Intelligent Carrier Trolley

A group containing with groupmates coming from different majors focuses on this project that we would like to produce an intelligent carrier trolley with different controlling modes. I would like to share this interesting process by 3 satges.

Stage 1

At first we did not clearly know what we should do step by step to achieve our final goals. So, we decided to start thinking about what the hierarchy of the project would be like and try to provide as many configuration solution as we can. We thought up of 5 different solutions of configuration and listed their advantages and disadvantages. In addition, we considered some different modules we need to care about in this project, and determine their different priorities. Though they were quite raw thoughts with little realistic restricting conditions, this process led us to be gradually clear about what we should do.

Stage 1 nearly continued for 3 weeks with a path that is not so fast. We basically finished all parts of pre-design and we earned some great ideas from other projects. This stage built firm fundamentals for our project, especially in the part of deciding how to conduct our project step by step.

Stage 2

The second stage is the most time-consuming stage. We focused on software about how to control our trolley to move in certain direction at certain speed.

Two micro-controllers were used in our project. The one was STM32F103ZETb, and the other one was Raspberry Pi. They carried different work to perform their best so that we could get higher efficiency in this project. The below diagram (from Vincent Chan, PolyU) shows their relationship. The former one was a base controller to directly control two motors moving. And the latter carried Robot Operation System (ROS) to decide what speed and direction signals should be sent to base controller. Besides, it would perform artificial intelligence work in the work of next semester. These two controllers were connected together by USB cable to exchange information of cmd_vel and encoder. As for operators, we connected our laptop with Raspberry Pi with ssh so that we could use our keyboard as input and control our trolley.

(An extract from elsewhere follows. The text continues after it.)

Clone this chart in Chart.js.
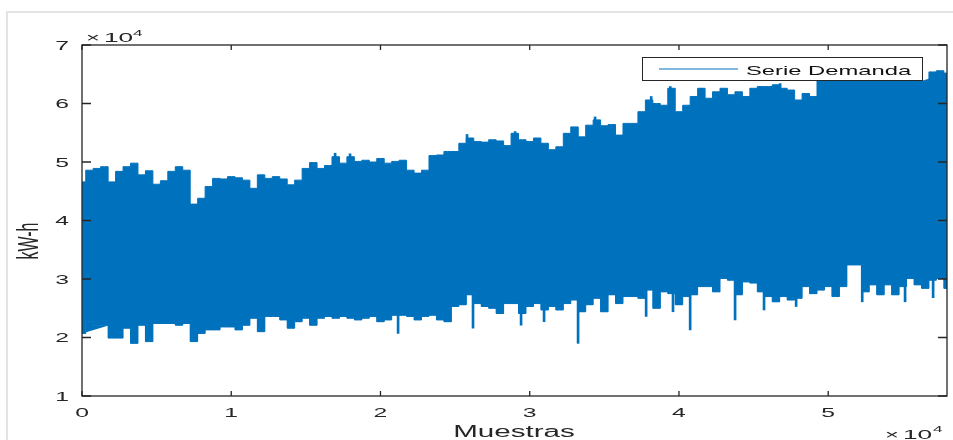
<!DOCTYPE html>
<html>
<head>
<meta charset="utf-8">
<script src="https://cdn.jsdelivr.net/npm/chart.js@4"></script>
<style>
  body { margin: 0; background: #fff; }
  #wrap { width: 953px; height: 440px; position: relative; }
</style>
</head>
<body>
<div id="wrap"><canvas id="demandChart"></canvas></div>
<script>
// Data (kW-h), envelope of the demand series every 500 samples
const lastSample = 57960;
const upperEnv = [46600, 48600, 48900, 49200, 46600, 48400, 49200, 49800, 47800, 48500,
    46200, 46800, 48400, 49200, 48600, 42800, 43800, 45800, 47200, 47100,
    47500, 47300, 46900, 45500, 47800, 47200, 47500, 47100, 46100, 46900,
    48900, 49900, 48900, 49400, 50900, 49800, 50900, 50100, 50300, 50000,
    50600, 49800, 50100, 50300, 48600, 48100, 48600, 51100, 51200, 51800,
    51800, 53200, 54100, 53500, 53400, 53800, 53600, 52800, 54900, 53800,
    53500, 54100, 53200, 52100, 52600, 54900, 56000, 54300, 56300, 57200,
    56200, 56400, 54600, 56600, 56600, 58600, 60600, 60000, 59700, 62600,
    58600, 59700, 61200, 62600, 60900, 62000, 62600, 61500, 62000, 61200,
    62600, 62900, 62900, 63200, 62600, 62300, 60600, 61700, 61200, 64500,
    65000, 64500, 65000, 64500, 65000, 64500, 64000, 65000, 64500, 65000,
    64000, 64500, 65000, 63200, 65400, 65600, 65200, 65000];
const lowerEnv = [20700, 22700, 22100, 22100, 19900, 19900, 21600, 19000, 22100, 19300,
    22400, 22400, 22400, 22100, 22400, 19300, 20700, 21300, 21300, 21800,
    21800, 21300, 22100, 23300, 21000, 23600, 23600, 23000, 21600, 22700,
    23300, 22100, 23300, 23600, 23300, 23600, 23300, 23000, 23300, 23600,
    22700, 23000, 23800, 23800, 23600, 23000, 23600, 23800, 23000, 22700,
    25300, 25600, 27300, 25800, 25300, 25000, 24100, 25800, 25800, 24100,
    25300, 25800, 24700, 25300, 24700, 25800, 26400, 24400, 25600, 26700,
    24400, 27300, 25800, 27000, 27000, 26700, 28100, 25000, 27800, 27500,
    25600, 27000, 27300, 28700, 28700, 27800, 30100, 29800, 27300, 29500,
    29300, 27800, 27000, 26100, 27000, 26400, 26700, 28700, 27500, 28100,
    28700, 27000, 28700, 32400, 32400, 27800, 29000, 27300, 29000, 27300,
    28700, 30100, 29000, 28400, 29800, 30100, 28400, 28500];
const samples = upperEnv.map((_, i) => (i < upperEnv.length - 1 ? i * 500 : lastSample));

// single samples that stick out of the envelope
const spikeSamples = [21180, 26200, 29420, 30960, 33240, 37800, 39600, 40750, 43760, 45700, 47850, 52280, 55150, 57030,
    16960, 17960, 25800, 29020, 34380, 38140, 39420, 41500, 46780];
const spikeValues = [20700, 21600, 22100, 22700, 19000, 23600, 24400, 21300, 23000, 24700, 25300, 26100, 26100, 26800,
    51500, 51400, 54700, 55200, 57700, 61200, 62900, 62600, 63400];

const xTicks = [0, 10000, 20000, 30000, 40000, 50000];
const xTickLabels = ['0', '1', '2', '3', '4', '5'];
const yTicks = [10000, 20000, 30000, 40000, 50000, 60000, 70000];
const yTickLabels = ['1', '2', '3', '4', '5', '6', '7'];

const blue = '#0072BD';
const axisColor = '#262626';
const fontFam = '"Liberation Sans", Arial, Helvetica, sans-serif';

// MATLAB text looks stretched sideways in the picture
function wideText(ctx, txt, x, y, size, align, sx) {
    ctx.save();
    ctx.translate(x, y);
    ctx.scale(sx, 1);
    ctx.font = size + 'px ' + fontFam;
    ctx.textAlign = align;
    ctx.textBaseline = 'alphabetic';
    ctx.fillText(txt, 0, 0);
    ctx.restore();
}

const matlabAxes = {
    id: 'matlabAxes',
    beforeDraw(chart) {
        const ctx = chart.ctx;
        ctx.save();
        ctx.strokeStyle = '#e4e4e4';
        ctx.lineWidth = 2;
        ctx.beginPath();
        ctx.moveTo(7, 440);
        ctx.lineTo(7, 12);
        ctx.lineTo(953, 12);
        ctx.stroke();
        ctx.restore();
    },
    afterDraw(chart) {
        const { ctx, chartArea: a, scales: { x, y } } = chart;
        ctx.save();
        ctx.strokeStyle = axisColor;
        ctx.fillStyle = axisColor;
        ctx.lineWidth = 1.3;
        ctx.strokeRect(a.left, a.top, a.right - a.left, a.bottom - a.top);
        ctx.beginPath();
        xTicks.forEach(v => {
            const px = x.getPixelForValue(v);
            ctx.moveTo(px, a.bottom); ctx.lineTo(px, a.bottom - 5);
            ctx.moveTo(px, a.top); ctx.lineTo(px, a.top + 5);
        });
        yTicks.forEach(v => {
            const py = y.getPixelForValue(v);
            ctx.moveTo(a.left, py); ctx.lineTo(a.left + 9, py);
            ctx.moveTo(a.right, py); ctx.lineTo(a.right - 9, py);
        });
        ctx.stroke();

        // tick labels
        xTicks.forEach((v, i) => wideText(ctx, xTickLabels[i], x.getPixelForValue(v), 416.5, 13, 'center', 1.9));
        yTicks.forEach((v, i) => wideText(ctx, yTickLabels[i], 69, y.getPixelForValue(v) + 4.8, 13, 'right', 1.9));

        // x10^4 exponents
        wideText(ctx, '\u00d7', 86, 41.7, 12.5, 'left', 1.9);
        wideText(ctx, '10', 104, 41.7, 12.5, 'left', 2.1);
        wideText(ctx, '4', 133, 35.5, 9, 'left', 1.9);
        wideText(ctx, '\u00d7', 885, 438.5, 12.5, 'left', 1.9);
        wideText(ctx, '10', 903, 438.5, 12.5, 'left', 2.1);
        wideText(ctx, '4', 933, 432, 9, 'left', 1.9);

        // axis titles
        wideText(ctx, 'Muestras', 514, 437, 16, 'center', 1.85);
        ctx.save();
        ctx.translate(38, 241);
        ctx.rotate(-Math.PI / 2);
        ctx.scale(1, 1.9);
        ctx.font = '16px ' + fontFam;
        ctx.textAlign = 'center';
        ctx.fillText('kW-h', 0, 0);
        ctx.restore();

        // legend
        ctx.fillStyle = '#fff';
        ctx.fillRect(642, 57, 280, 23);
        ctx.lineWidth = 1;
        ctx.strokeStyle = axisColor;
        ctx.strokeRect(642.5, 57.5, 280, 23);
        ctx.strokeStyle = blue;
        ctx.beginPath();
        ctx.moveTo(659, 69);
        ctx.lineTo(738, 69);
        ctx.stroke();
        ctx.fillStyle = '#111';
        wideText(ctx, chart.data.datasets[0].label, 746, 74.5, 13.5, 'left', 1.76);
        ctx.restore();
    }
};

const ctx = document.getElementById('demandChart').getContext('2d');
new Chart(ctx, {
    type: 'line',
    data: {
        datasets: [{
            label: 'Serie Demanda',
            data: samples.map((s, i) => ({ x: s, y: upperEnv[i] })),
            borderColor: blue,
            backgroundColor: blue,
            borderWidth: 1,
            pointRadius: 0,
            stepped: 'middle',
            fill: '+1'
        }, {
            label: 'lower',
            data: samples.map((s, i) => ({ x: s, y: lowerEnv[i] })),
            borderColor: blue,
            borderWidth: 1,
            pointRadius: 0,
            stepped: 'middle',
            fill: false
        }, {
            type: 'bar',
            label: 'spikes',
            data: spikeSamples.map((s, i) => ({ x: s, y: spikeValues[i] < 40000 ? [spikeValues[i], 33000] : [42000, spikeValues[i]] })),
            backgroundColor: blue,
            barThickness: 2
        }]
    },
    options: {
        responsive: true,
        maintainAspectRatio: false,
        animation: false,
        layout: { padding: { left: 82, top: 45, right: 6, bottom: 44 } },
        plugins: {
            legend: { display: false },
            tooltip: { enabled: false }
        },
        scales: {
            x: { type: 'linear', min: 0, max: lastSample, offset: false, display: false },
            y: { min: 10000, max: 70000, display: false }
        }
    },
    plugins: [matlabAxes]
});
</script>
</body>
</html>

Then we started our work on codes development. We first used STM32CubeMX to set up hardware related properties such as labels, TIM status and other hardware related properties, which not only made sure that our controller would run successfully but also helped us save time in the later codes modification. After setting up these properties, we could generate our code in Keil uvision to further develop it.

We first initialized our Timers so that we could use PWM to control the speed of motors. The motors would rotate in a higher speed if we set PWM with a higher duty cycle and this was the basic theorem that how we control our trolley.

/* Initialize all configured peripherals */
  MX_GPIO_Init();
  MX_DMA_Init();
  MX_USART1_UART_Init();
  MX_TIM1_Init();
  MX_TIM3_Init();
  MX_TIM4_Init();
  MX_TIM5_Init();
  MX_USB_DEVICE_Init();
  MX_IWDG_Init();

To control our motors, we used variable named as twin_motors_rotations. According to the status of the variable, 0 or 1, the motors would be driven in clockwise direction or counterclockwise direction. To control the trolley turning right or left, we separately control two variables, linear velocity and angular velocity. The trolley would change its moving direction if we change the value of angular velocity because there would be a difference between the velocity of two motors caused by positive or negative angular velocity. As for how to change the rotating direction, we change the status of two different pins of motors to choose clockwise or counterclockwise.

We also tried to develop a PID control system. PID includes three parts, which are Proportional, Integral and Derivative. Proportional part is used to multiple error, a value between target value and sensor reading value. Integral part is the running sum of previous errors, used for correcting movements when error is small. And Derivative part is the change in errors, which is used for predicting what the next error would be.

Stage 3

We started our wiring work and trolley configuration in this stage. I spent much time connecting different wires in this stage. It included some work such as cutting wire, welding, heating protecting tube. The final wiring result provided a reliable connection between motors and controllers and a power supply connection between battery, motors and controllers. The connecting wires made by myself is shown below.

Conclusion

Up to now, this trolley is developed basically. In the future we would like continuously develop it so that it can operated intelligently based on SLAM and other methods. This project really helped me gain much experience in ROS development and team-work.